Website speed has never been more important, not just for search engines but for human users too. The lower tolerance mentioned above also applies to how potential customers will respond to any delays in the length of time it takes for a web page to load, or the wait times to interact with elements on the page. In a post Covid world where website users are interrogating content in far more granular detail, they will lack the patience to wait for a page that can’t keep up with them.
Here are 2 free tools to check your website speed. Many things, like optimising images, you will likely be able to do yourself. Some more technical issues may need specialist support from an SEO or developer:
- Google’s own page speed testing tool https://developers.google.com/speed/pagespeed/insights/
- GT Metrix, a free and detailed site speed testing tool https://gtmetrix.com/
Content audits in a post pandemic industry
Making sure your content is on point will allow you to be up there ranking with (or ideally above) your competitors when lockdown ends. The search engine results page has always been competitive for those looking to acquire organic traffic. It is even more so now thanks to several algorithm updates and the addition of Covid specific features.
When we are talking content in an SEO sense, we are not just referring to body copy. We are mostly talking about Headers, meta fields, anchor text, navigation labelling and any other onsite markup that contributes to your SEO signalling. Here are a couple of self-service actions:
- Log in to your analytics and identify pages that are not performing as well as you would have hoped
- Check the meta fields for those pages. There is a great Chrome extension that makes this super easy. Is your meta description missing? And if not, is it engaging? With less SEO ‘weight’ than the meta title, its your opportunity to let your brand tone of voice shine
- Make sure your brand suffix on your meta titles are consistent across the website and include your target term in the primary, secondary or tertiary position
Here is a free tool to measure the optimal pixel width (a fancy way of saying available length) for your meta fields and URL http://www.mobileserps.com/
Take on a tech project.
Structured data is predicted to be the next big thing in terms of ranking not just in the organic positions, but for the featured results that take up a lot of real estate in the search pages. Google has put a lot of effort into de-duping the results pages, with an early 2020 update ensuring that if you got the organic 1st position you no longer get a rich result by default. You now will need to make a choice between opting for the first organic snippet or optimising for the rich result using structured data.
In terms of competing with the distraction of paid ads, featured or rich results are a great part of your strategic toolkit, and the bonus here is.. Google has 2 tools to help you do this on your own, no coding required.
- The structured data testing tool is going to help you to identify if you have any existing microdata on your site already.
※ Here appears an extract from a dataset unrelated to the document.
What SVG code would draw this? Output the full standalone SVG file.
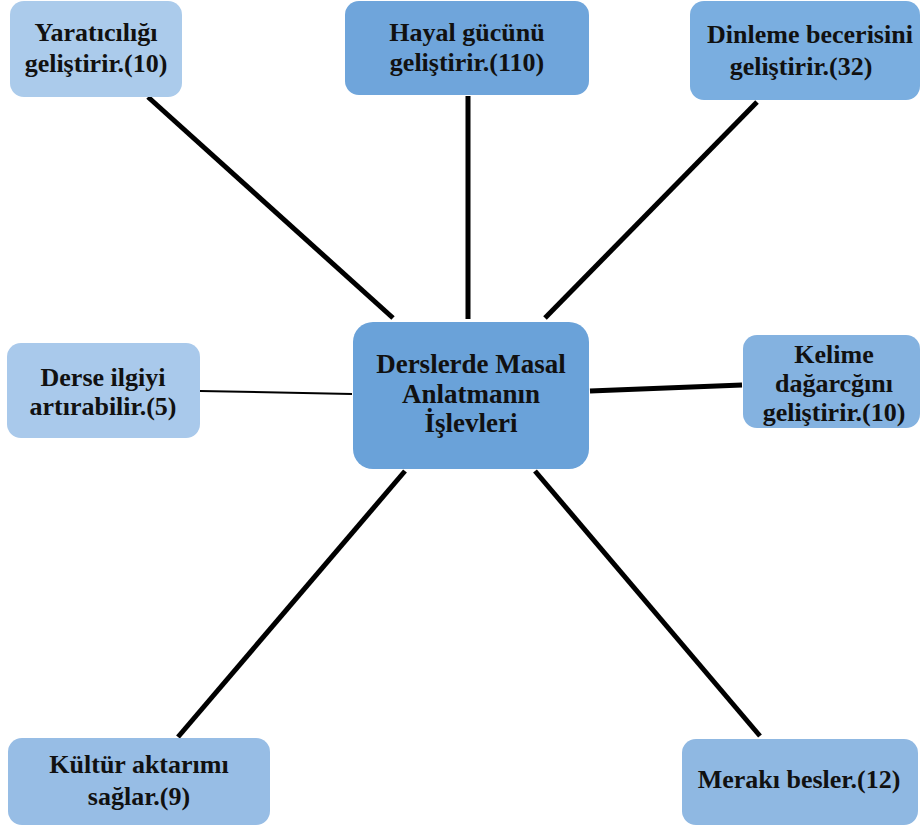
<svg xmlns="http://www.w3.org/2000/svg" width="921" height="827" viewBox="0 0 921 827">
<style>
.box{stroke:none}
text{font-family:'Liberation Serif','Times New Roman','DejaVu Serif',serif;font-weight:700;font-size:26px;fill:#111;text-anchor:middle}
.c text{font-size:27px}
.ln{stroke:#000;stroke-width:5;fill:none}
</style>
<rect width="921" height="827" fill="#fff"/>
<g id="connectors">
<line class="ln" x1="148" y1="97" x2="393" y2="318"/>
<line class="ln" x1="468" y1="96" x2="468" y2="319"/>
<line class="ln" x1="757" y1="102" x2="545" y2="318"/>
<line class="ln" x1="200" y1="391" x2="352" y2="394" style="stroke-width:2"/>
<line class="ln" x1="590" y1="391" x2="742" y2="385"/>
<line class="ln" x1="405" y1="471" x2="178" y2="737"/>
<line class="ln" x1="535" y1="471" x2="760" y2="736"/>
</g>
<g id="n-yaraticilik">
<rect class="box" x="10" y="1" width="172" height="96" rx="14" fill="#abcbeb"/>
<text x="96" y="41">Yaratıcılığı</text>
<text x="96" y="72">geliştirir.(10)</text>
</g>
<g id="n-hayal">
<rect class="box" x="345" y="1" width="244" height="94" rx="14" fill="#6fa5db"/>
<text x="467" y="41">Hayal gücünü</text>
<text x="467" y="71">geliştirir.(110)</text>
</g>
<g id="n-dinleme">
<rect class="box" x="690" y="1" width="230" height="99" rx="14" fill="#7aaee0"/>
<text x="810" y="43">Dinleme becerisini</text>
<text x="801" y="75">geliştirir.(32)</text>
</g>
<g id="n-center" class="c">
<rect class="box" x="353" y="322" width="236" height="147" rx="20" fill="#6aa2d9"/>
<text x="471" y="373">Derslerde Masal</text>
<text x="471" y="403">Anlatmanın</text>
<text x="471" y="432">İşlevleri</text>
</g>
<g id="n-derse">
<rect class="box" x="7" y="343" width="193" height="95" rx="14" fill="#a9c9eb"/>
<text x="103" y="386">Derse ilgiyi</text>
<text x="103" y="415">artırabilir.(5)</text>
</g>
<g id="n-kelime">
<rect class="box" x="743" y="335" width="177" height="93" rx="14" fill="#84b2e0"/>
<text x="834" y="363">Kelime</text>
<text x="834" y="392">dağarcğını</text>
<text x="834" y="421">geliştirir.(10)</text>
</g>
<g id="n-kultur">
<rect class="box" x="8" y="738" width="262" height="87" rx="14" fill="#97bde5"/>
<text x="139" y="773">Kültür aktarımı</text>
<text x="139" y="805">sağlar.(9)</text>
</g>
<g id="n-merak">
<rect class="box" x="682" y="739" width="236" height="86" rx="14" fill="#8fb8e2"/>
<text x="799" y="788">Merakı besler.(12)</text>
</g>
</svg>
WordPress website owners may find that they have some existing data already in use.
- The structured data helper is going to help you generate the code you need to mark up specific elements of your website for ranking. You toggle the element on the page and click the field that it correlates to.
Sounds complicated but it’s really very user intuitive and self-service. Once you have makeup all your items (like the business name, phone number, address and email contact in a footer for example) you export the code that Google has kindly generated for you and pop it in your website code, copy and paste style.
Whichever way we look at the Covid crisis and the impact on our vertical, it’s clear that for every change in user and search engine behaviour there are opportunities for us as businesses to learn, evolve and finesse our product and digital offerings.